What to do: Gather the lines that hold the string "React".

Given data:
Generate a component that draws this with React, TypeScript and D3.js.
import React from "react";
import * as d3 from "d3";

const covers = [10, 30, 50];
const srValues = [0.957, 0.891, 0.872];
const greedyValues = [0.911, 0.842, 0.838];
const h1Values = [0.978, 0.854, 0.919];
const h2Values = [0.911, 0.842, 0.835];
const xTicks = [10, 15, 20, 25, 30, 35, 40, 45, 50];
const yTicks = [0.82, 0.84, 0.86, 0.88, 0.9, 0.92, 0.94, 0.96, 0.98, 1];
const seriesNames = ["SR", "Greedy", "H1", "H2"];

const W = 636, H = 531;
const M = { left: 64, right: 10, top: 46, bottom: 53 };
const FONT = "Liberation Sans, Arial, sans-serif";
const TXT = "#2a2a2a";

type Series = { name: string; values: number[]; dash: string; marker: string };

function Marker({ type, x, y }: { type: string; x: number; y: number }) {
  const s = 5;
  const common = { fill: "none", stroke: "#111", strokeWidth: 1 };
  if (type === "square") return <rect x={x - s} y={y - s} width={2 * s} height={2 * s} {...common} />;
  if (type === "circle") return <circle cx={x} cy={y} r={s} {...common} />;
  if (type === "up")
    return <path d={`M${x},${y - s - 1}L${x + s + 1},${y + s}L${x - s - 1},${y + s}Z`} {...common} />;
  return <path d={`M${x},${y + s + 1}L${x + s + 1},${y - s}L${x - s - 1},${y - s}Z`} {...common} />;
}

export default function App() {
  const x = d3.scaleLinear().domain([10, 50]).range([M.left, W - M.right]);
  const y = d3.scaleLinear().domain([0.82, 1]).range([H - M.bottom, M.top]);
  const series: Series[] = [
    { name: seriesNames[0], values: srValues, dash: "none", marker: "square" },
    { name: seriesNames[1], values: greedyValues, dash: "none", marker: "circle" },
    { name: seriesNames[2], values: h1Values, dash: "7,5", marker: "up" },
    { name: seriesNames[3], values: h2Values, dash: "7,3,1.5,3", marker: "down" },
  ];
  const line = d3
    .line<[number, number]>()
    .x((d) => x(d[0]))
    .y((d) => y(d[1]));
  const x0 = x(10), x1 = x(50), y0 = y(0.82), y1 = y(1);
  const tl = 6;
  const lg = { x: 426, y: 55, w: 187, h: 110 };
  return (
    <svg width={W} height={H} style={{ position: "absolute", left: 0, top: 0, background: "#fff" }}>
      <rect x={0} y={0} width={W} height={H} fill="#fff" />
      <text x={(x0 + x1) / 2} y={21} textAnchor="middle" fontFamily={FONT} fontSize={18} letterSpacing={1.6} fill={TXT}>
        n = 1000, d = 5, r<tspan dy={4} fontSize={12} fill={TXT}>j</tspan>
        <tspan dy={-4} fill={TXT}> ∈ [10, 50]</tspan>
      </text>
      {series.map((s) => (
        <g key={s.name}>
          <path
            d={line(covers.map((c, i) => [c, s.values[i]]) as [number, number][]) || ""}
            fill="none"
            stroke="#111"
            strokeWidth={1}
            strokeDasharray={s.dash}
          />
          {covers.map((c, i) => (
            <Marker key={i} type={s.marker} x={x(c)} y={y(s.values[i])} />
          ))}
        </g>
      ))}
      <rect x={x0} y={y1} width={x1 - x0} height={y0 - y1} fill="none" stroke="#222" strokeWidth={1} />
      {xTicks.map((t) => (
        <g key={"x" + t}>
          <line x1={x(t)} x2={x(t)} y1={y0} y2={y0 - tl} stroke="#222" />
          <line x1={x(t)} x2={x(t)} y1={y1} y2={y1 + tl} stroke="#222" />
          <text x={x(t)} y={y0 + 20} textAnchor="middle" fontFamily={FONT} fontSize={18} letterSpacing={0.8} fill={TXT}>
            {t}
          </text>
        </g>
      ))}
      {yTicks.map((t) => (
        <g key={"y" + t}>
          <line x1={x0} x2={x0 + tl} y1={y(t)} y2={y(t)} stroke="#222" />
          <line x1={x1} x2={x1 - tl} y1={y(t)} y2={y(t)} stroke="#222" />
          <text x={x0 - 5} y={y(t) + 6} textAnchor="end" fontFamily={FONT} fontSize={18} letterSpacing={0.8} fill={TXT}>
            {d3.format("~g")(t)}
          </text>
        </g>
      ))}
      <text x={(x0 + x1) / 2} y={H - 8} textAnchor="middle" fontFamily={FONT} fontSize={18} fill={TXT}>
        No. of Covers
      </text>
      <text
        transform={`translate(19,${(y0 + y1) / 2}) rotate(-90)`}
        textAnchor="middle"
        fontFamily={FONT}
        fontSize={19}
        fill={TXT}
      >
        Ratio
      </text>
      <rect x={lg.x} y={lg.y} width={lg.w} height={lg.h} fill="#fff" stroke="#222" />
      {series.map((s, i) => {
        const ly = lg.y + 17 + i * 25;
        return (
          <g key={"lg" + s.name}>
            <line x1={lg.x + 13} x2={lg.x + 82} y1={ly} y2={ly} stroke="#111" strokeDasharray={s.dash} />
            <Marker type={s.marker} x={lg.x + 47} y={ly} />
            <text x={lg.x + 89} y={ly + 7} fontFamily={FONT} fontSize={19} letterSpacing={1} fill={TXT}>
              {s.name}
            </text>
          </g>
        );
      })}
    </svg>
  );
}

Exercise solution:
Generate a component that draws this with React, TypeScript and D3.js.
import React from "react";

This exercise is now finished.